> [Task description]
Reproduce, character for character, the lines below from the first through the one with "total = sum(shares)". Leave pictures out.

═══ Dataset section

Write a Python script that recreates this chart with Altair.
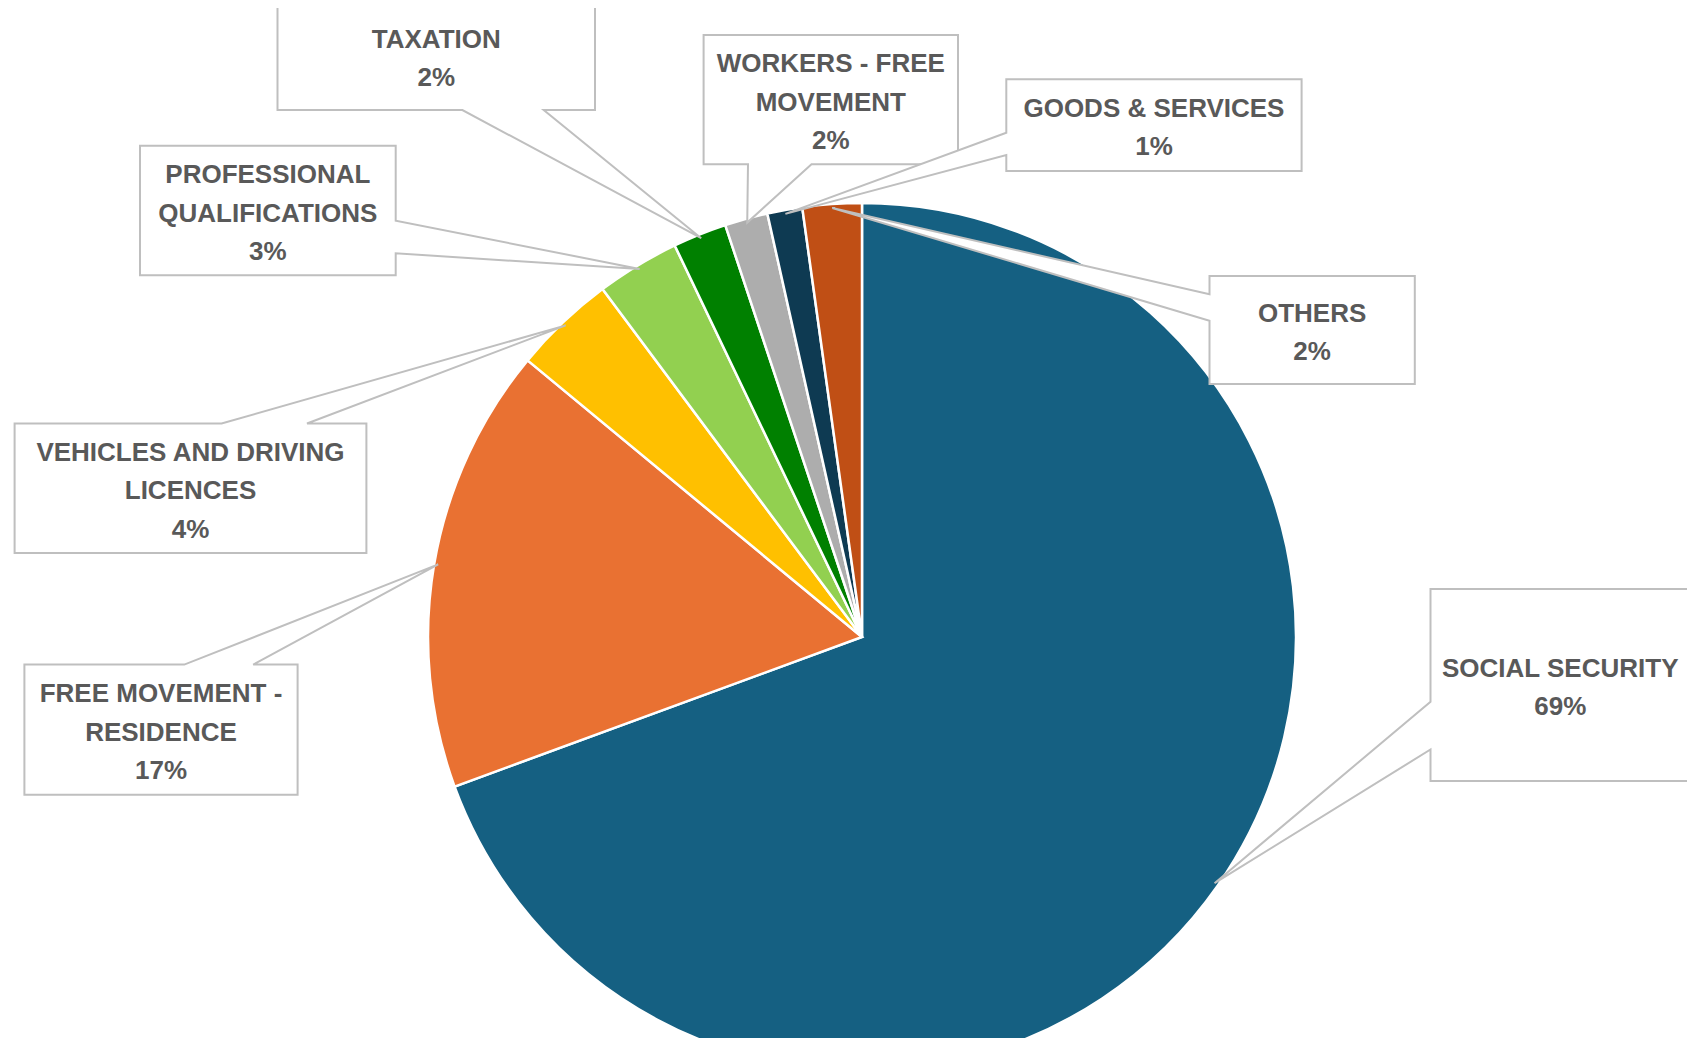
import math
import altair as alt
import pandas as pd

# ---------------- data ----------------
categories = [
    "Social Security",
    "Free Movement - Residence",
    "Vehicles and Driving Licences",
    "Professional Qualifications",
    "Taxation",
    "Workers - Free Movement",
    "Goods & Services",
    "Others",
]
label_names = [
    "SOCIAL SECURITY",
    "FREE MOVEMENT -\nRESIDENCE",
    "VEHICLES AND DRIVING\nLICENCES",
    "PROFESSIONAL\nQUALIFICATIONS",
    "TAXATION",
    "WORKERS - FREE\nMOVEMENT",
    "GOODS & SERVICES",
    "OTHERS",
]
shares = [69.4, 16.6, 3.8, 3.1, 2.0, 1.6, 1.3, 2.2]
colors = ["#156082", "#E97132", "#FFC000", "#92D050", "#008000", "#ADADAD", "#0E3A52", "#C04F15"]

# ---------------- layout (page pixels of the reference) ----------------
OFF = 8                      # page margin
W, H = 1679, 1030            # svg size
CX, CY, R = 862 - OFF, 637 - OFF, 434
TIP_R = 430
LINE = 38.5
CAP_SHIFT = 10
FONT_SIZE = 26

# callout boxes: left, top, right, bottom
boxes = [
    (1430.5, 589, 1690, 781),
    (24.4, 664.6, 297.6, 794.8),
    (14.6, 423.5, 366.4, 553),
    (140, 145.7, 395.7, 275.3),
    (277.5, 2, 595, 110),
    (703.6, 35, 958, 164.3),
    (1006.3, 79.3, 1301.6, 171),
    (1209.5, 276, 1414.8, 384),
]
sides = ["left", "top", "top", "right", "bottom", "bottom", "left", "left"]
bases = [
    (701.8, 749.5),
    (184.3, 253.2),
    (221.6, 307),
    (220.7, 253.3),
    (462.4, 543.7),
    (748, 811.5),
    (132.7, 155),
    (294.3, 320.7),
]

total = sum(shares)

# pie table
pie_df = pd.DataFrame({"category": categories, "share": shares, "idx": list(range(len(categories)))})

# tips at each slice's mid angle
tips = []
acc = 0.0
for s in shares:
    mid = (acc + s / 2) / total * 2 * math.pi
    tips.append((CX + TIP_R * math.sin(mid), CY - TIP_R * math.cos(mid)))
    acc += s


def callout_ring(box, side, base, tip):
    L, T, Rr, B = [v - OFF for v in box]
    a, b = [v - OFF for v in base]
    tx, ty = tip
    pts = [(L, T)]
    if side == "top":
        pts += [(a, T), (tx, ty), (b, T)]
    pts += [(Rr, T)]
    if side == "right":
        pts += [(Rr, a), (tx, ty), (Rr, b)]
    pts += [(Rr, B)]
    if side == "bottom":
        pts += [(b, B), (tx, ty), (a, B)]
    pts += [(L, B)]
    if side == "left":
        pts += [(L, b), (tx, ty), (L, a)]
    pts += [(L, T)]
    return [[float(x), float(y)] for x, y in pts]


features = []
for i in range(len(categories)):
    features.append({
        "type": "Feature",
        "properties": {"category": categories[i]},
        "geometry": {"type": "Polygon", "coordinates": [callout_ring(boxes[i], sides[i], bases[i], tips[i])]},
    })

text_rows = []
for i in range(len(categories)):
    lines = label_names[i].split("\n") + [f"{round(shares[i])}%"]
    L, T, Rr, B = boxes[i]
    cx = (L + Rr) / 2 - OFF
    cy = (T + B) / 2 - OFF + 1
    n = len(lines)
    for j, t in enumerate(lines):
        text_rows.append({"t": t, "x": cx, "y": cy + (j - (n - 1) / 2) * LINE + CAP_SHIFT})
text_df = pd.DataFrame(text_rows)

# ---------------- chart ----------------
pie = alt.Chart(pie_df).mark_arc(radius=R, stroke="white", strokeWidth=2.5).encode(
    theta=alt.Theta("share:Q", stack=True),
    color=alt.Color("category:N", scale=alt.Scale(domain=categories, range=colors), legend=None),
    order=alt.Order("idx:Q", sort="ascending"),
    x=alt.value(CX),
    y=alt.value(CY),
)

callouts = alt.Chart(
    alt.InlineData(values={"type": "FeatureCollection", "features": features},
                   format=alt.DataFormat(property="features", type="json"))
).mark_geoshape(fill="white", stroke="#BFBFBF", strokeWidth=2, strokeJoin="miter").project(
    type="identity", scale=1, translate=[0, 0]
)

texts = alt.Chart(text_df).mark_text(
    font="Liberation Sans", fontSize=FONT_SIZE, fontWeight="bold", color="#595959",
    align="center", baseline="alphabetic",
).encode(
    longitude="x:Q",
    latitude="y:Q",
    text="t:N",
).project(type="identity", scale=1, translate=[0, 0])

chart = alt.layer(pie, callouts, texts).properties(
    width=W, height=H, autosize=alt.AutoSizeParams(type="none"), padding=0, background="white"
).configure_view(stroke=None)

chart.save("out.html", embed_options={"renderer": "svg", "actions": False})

══════

> [Full output]
Write a Python script that recreates this chart with Altair.
import math
import altair as alt
import pandas as pd

# ---------------- data ----------------
categories = [
    "Social Security",
    "Free Movement - Residence",
    "Vehicles and Driving Licences",
    "Professional Qualifications",
    "Taxation",
    "Workers - Free Movement",
    "Goods & Services",
    "Others",
]
label_names = [
    "SOCIAL SECURITY",
    "FREE MOVEMENT -\nRESIDENCE",
    "VEHICLES AND DRIVING\nLICENCES",
    "PROFESSIONAL\nQUALIFICATIONS",
    "TAXATION",
    "WORKERS - FREE\nMOVEMENT",
    "GOODS & SERVICES",
    "OTHERS",
]
shares = [69.4, 16.6, 3.8, 3.1, 2.0, 1.6, 1.3, 2.2]
colors = ["#156082", "#E97132", "#FFC000", "#92D050", "#008000", "#ADADAD", "#0E3A52", "#C04F15"]

# ---------------- layout (page pixels of the reference) ----------------
OFF = 8                      # page margin
W, H = 1679, 1030            # svg size
CX, CY, R = 862 - OFF, 637 - OFF, 434
TIP_R = 430
LINE = 38.5
CAP_SHIFT = 10
FONT_SIZE = 26

# callout boxes: left, top, right, bottom
boxes = [
    (1430.5, 589, 1690, 781),
    (24.4, 664.6, 297.6, 794.8),
    (14.6, 423.5, 366.4, 553),
    (140, 145.7, 395.7, 275.3),
    (277.5, 2, 595, 110),
    (703.6, 35, 958, 164.3),
    (1006.3, 79.3, 1301.6, 171),
    (1209.5, 276, 1414.8, 384),
]
sides = ["left", "top", "top", "right", "bottom", "bottom", "left", "left"]
bases = [
    (701.8, 749.5),
    (184.3, 253.2),
    (221.6, 307),
    (220.7, 253.3),
    (462.4, 543.7),
    (748, 811.5),
    (132.7, 155),
    (294.3, 320.7),
]

total = sum(shares)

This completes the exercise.